# DATASET SECTION start

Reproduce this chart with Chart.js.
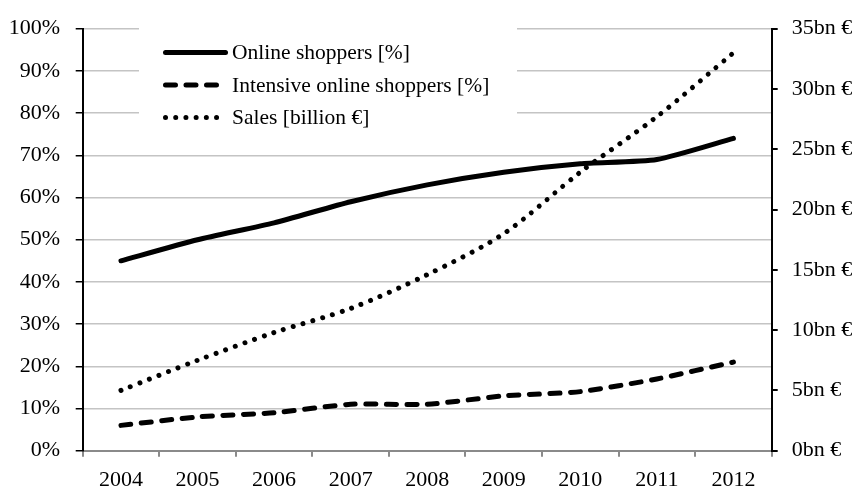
<!DOCTYPE html>
<html>
<head>
<meta charset="utf-8">
<script src="https://cdn.jsdelivr.net/npm/chart.js@4"></script>
<style>
  body { margin: 0; background: #fff; }
  #wrap { width: 865px; height: 489px; }
</style>
</head>
<body>
<div id="wrap"><canvas id="chart" width="865" height="489"></canvas></div>
<script>
// Values
let years = ['2004', '2005', '2006', '2007', '2008', '2009', '2010', '2011', '2012'];
let onlineShoppers = [45, 50, 54, 59, 63, 66, 68, 69, 74];
let intensiveShoppers = [6, 8, 9, 11, 11, 13, 14, 17, 21];
let salesBillion = [5, 7.5, 9.8, 11.8, 14.6, 18, 23.1, 27.7, 33];
let percentTicks = [0, 10, 20, 30, 40, 50, 60, 70, 80, 90, 100];
let salesTicks = [0, 5, 10, 15, 20, 25, 30, 35];

let fontFamily = '"Liberation Serif", "Times New Roman", serif';
let gridGrey = '#c4c4c4';
let axisGrey = '#8a8a8a';

// Legend drawn inside the plot, on a white box that hides the grid lines
let legendBox = { x: 139, y: 28, w: 378, h: 117 };
let legendRows = [52.5, 85, 117.5];

const insideLegend = {
    id: 'insideLegend',
    beforeDatasetsDraw(chart) {
        let ctx = chart.ctx;
        ctx.save();
        ctx.fillStyle = '#fff';
        ctx.fillRect(legendBox.x, legendBox.y, legendBox.w, legendBox.h);
        ctx.restore();
    },
    afterDraw(chart) {
        let ctx = chart.ctx;
        let sampleEnds = [225.5, 222, 218];
        chart.data.datasets.forEach((ds, i) => {
            let y = legendRows[i];
            ctx.save();
            ctx.strokeStyle = ds.borderColor;
            ctx.lineWidth = ds.borderWidth;
            ctx.lineCap = 'round';
            ctx.setLineDash(ds.borderDash || []);
            ctx.beginPath();
            ctx.moveTo(165.5, y);
            ctx.lineTo(sampleEnds[i], y);
            ctx.stroke();
            ctx.setLineDash([]);
            ctx.fillStyle = '#000';
            ctx.font = '21.5px ' + fontFamily;
            ctx.textBaseline = 'middle';
            ctx.textAlign = 'left';
            ctx.fillText(ds.label, 232, y + 1);
            ctx.restore();
        });
    }
};

let ctx = document.getElementById('chart').getContext('2d');
new Chart(ctx, {
    type: 'line',
    data: {
        labels: years,
        datasets: [{
            label: 'Online shoppers [%]',
            data: onlineShoppers,
            borderColor: '#000',
            borderWidth: 5,
            borderCapStyle: 'round',
            tension: 0.2,
            pointRadius: 0,
            yAxisID: 'y'
        }, {
            label: 'Intensive online shoppers [%]',
            data: intensiveShoppers,
            borderColor: '#000',
            borderWidth: 5,
            borderDash: [10, 10.5],
            borderCapStyle: 'round',
            tension: 0.2,
            pointRadius: 0,
            yAxisID: 'y'
        }, {
            label: 'Sales [billion \u20ac]',
            data: salesBillion,
            borderColor: '#000',
            borderWidth: 5,
            borderDash: [0.01, 10.2],
            borderCapStyle: 'round',
            tension: 0.3,
            pointRadius: 0,
            yAxisID: 'y1'
        }]
    },
    options: {
        responsive: false,
        animation: false,
        layout: { padding: { top: 21.7, left: 0, right: 0, bottom: 0 } },
        plugins: {
            legend: { display: false },
            tooltip: { enabled: false }
        },
        scales: {
            x: {
                offset: true,
                grid: {
                    offset: true,
                    drawOnChartArea: false,
                    tickLength: 6,
                    tickColor: axisGrey,
                    lineWidth: 2
                },
                border: { color: axisGrey, width: 2 },
                ticks: {
                    color: '#000',
                    padding: 10.5,
                    maxRotation: 0,
                    font: { family: fontFamily, size: 22 }
                },
                afterFit(scale) { scale.height = 38.3; }
            },
            y: {
                position: 'left',
                min: 0,
                max: 100,
                afterBuildTicks(scale) {
                    scale.ticks = percentTicks.map(v => ({ value: v }));
                },
                grid: {
                    color: gridGrey,
                    lineWidth: 1.5,
                    tickColor: '#000',
                    tickLength: 7
                },
                border: { color: '#000', width: 2 },
                ticks: {
                    color: '#000',
                    padding: 15.5,
                    callback: v => v + '%',
                    font: { family: fontFamily, size: 22 }
                },
                afterFit(scale) { scale.width = 82.7; }
            },
            y1: {
                position: 'right',
                min: 0,
                max: 35,
                afterBuildTicks(scale) {
                    scale.ticks = salesTicks.map(v => ({ value: v }));
                },
                grid: {
                    drawOnChartArea: false,
                    tickColor: '#000',
                    tickLength: 6,
                    lineWidth: 2
                },
                border: { color: '#000', width: 2 },
                ticks: {
                    color: '#000',
                    padding: 14,
                    callback: v => v + 'bn \u20ac',
                    font: { family: fontFamily, size: 22 }
                },
                afterFit(scale) { scale.width = 93.3; }
            }
        }
    },
    plugins: [insideLegend]
});
</script>
</body>
</html>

# DATASET SECTION end

Using the data above, print every line exactly, omitting pictures.

Reproduce this chart with Chart.js.
<!DOCTYPE html>
<html>
<head>
<meta charset="utf-8">
<script src="https://cdn.jsdelivr.net/npm/chart.js@4"></script>
<style>
  body { margin: 0; background: #fff; }
  #wrap { width: 865px; height: 489px; }
</style>
</head>
<body>
<div id="wrap"><canvas id="chart" width="865" height="489"></canvas></div>
<script>
// Values
let years = ['2004', '2005', '2006', '2007', '2008', '2009', '2010', '2011', '2012'];
let onlineShoppers = [45, 50, 54, 59, 63, 66, 68, 69, 74];
let intensiveShoppers = [6, 8, 9, 11, 11, 13, 14, 17, 21];
let salesBillion = [5, 7.5, 9.8, 11.8, 14.6, 18, 23.1, 27.7, 33];
let percentTicks = [0, 10, 20, 30, 40, 50, 60, 70, 80, 90, 100];
let salesTicks = [0, 5, 10, 15, 20, 25, 30, 35];

let fontFamily = '"Liberation Serif", "Times New Roman", serif';
let gridGrey = '#c4c4c4';
let axisGrey = '#8a8a8a';

// Legend drawn inside the plot, on a white box that hides the grid lines
let legendBox = { x: 139, y: 28, w: 378, h: 117 };
let legendRows = [52.5, 85, 117.5];

const insideLegend = {
    id: 'insideLegend',
    beforeDatasetsDraw(chart) {
        let ctx = chart.ctx;
        ctx.save();
        ctx.fillStyle = '#fff';
        ctx.fillRect(legendBox.x, legendBox.y, legendBox.w, legendBox.h);
        ctx.restore();
    },
    afterDraw(chart) {
        let ctx = chart.ctx;
        let sampleEnds = [225.5, 222, 218];
        chart.data.datasets.forEach((ds, i) => {
            let y = legendRows[i];
            ctx.save();
            ctx.strokeStyle = ds.borderColor;
            ctx.lineWidth = ds.borderWidth;
            ctx.lineCap = 'round';
            ctx.setLineDash(ds.borderDash || []);
            ctx.beginPath();
            ctx.moveTo(165.5, y);
            ctx.lineTo(sampleEnds[i], y);
            ctx.stroke();
            ctx.setLineDash([]);
            ctx.fillStyle = '#000';
            ctx.font = '21.5px ' + fontFamily;
            ctx.textBaseline = 'middle';
            ctx.textAlign = 'left';
            ctx.fillText(ds.label, 232, y + 1);
            ctx.restore();
        });
    }
};

let ctx = document.getElementById('chart').getContext('2d');
new Chart(ctx, {
    type: 'line',
    data: {
        labels: years,
        datasets: [{
            label: 'Online shoppers [%]',
            data: onlineShoppers,
            borderColor: '#000',
            borderWidth: 5,
            borderCapStyle: 'round',
            tension: 0.2,
            pointRadius: 0,
            yAxisID: 'y'
        }, {
            label: 'Intensive online shoppers [%]',
            data: intensiveShoppers,
            borderColor: '#000',
            borderWidth: 5,
            borderDash: [10, 10.5],
            borderCapStyle: 'round',
            tension: 0.2,
            pointRadius: 0,
            yAxisID: 'y'
        }, {
            label: 'Sales [billion \u20ac]',
            data: salesBillion,
            borderColor: '#000',
            borderWidth: 5,
            borderDash: [0.01, 10.2],
            borderCapStyle: 'round',
            tension: 0.3,
            pointRadius: 0,
            yAxisID: 'y1'
        }]
    },
    options: {
        responsive: false,
        animation: false,
        layout: { padding: { top: 21.7, left: 0, right: 0, bottom: 0 } },
        plugins: {
            legend: { display: false },
            tooltip: { enabled: false }
        },
        scales: {
            x: {
                offset: true,
                grid: {
                    offset: true,
                    drawOnChartArea: false,
                    tickLength: 6,
                    tickColor: axisGrey,
                    lineWidth: 2
                },
                border: { color: axisGrey, width: 2 },
                ticks: {
                    color: '#000',
                    padding: 10.5,
                    maxRotation: 0,
                    font: { family: fontFamily, size: 22 }
                },
                afterFit(scale) { scale.height = 38.3; }
            },
            y: {
                position: 'left',
                min: 0,
                max: 100,
                afterBuildTicks(scale) {
                    scale.ticks = percentTicks.map(v => ({ value: v }));
                },
                grid: {
                    color: gridGrey,
                    lineWidth: 1.5,
                    tickColor: '#000',
                    tickLength: 7
                },
                border: { color: '#000', width: 2 },
                ticks: {
                    color: '#000',
                    padding: 15.5,
                    callback: v => v + '%',
                    font: { family: fontFamily, size: 22 }
                },
                afterFit(scale) { scale.width = 82.7; }
            },
            y1: {
                position: 'right',
                min: 0,
                max: 35,
                afterBuildTicks(scale) {
                    scale.ticks = salesTicks.map(v => ({ value: v }));
                },
                grid: {
                    drawOnChartArea: false,
                    tickColor: '#000',
                    tickLength: 6,
                    lineWidth: 2
                },
                border: { color: '#000', width: 2 },
                ticks: {
                    color: '#000',
                    padding: 14,
                    callback: v => v + 'bn \u20ac',
                    font: { family: fontFamily, size: 22 }
                },
                afterFit(scale) { scale.width = 93.3; }
            }
        }
    },
    plugins: [insideLegend]
});
</script>
</body>
</html>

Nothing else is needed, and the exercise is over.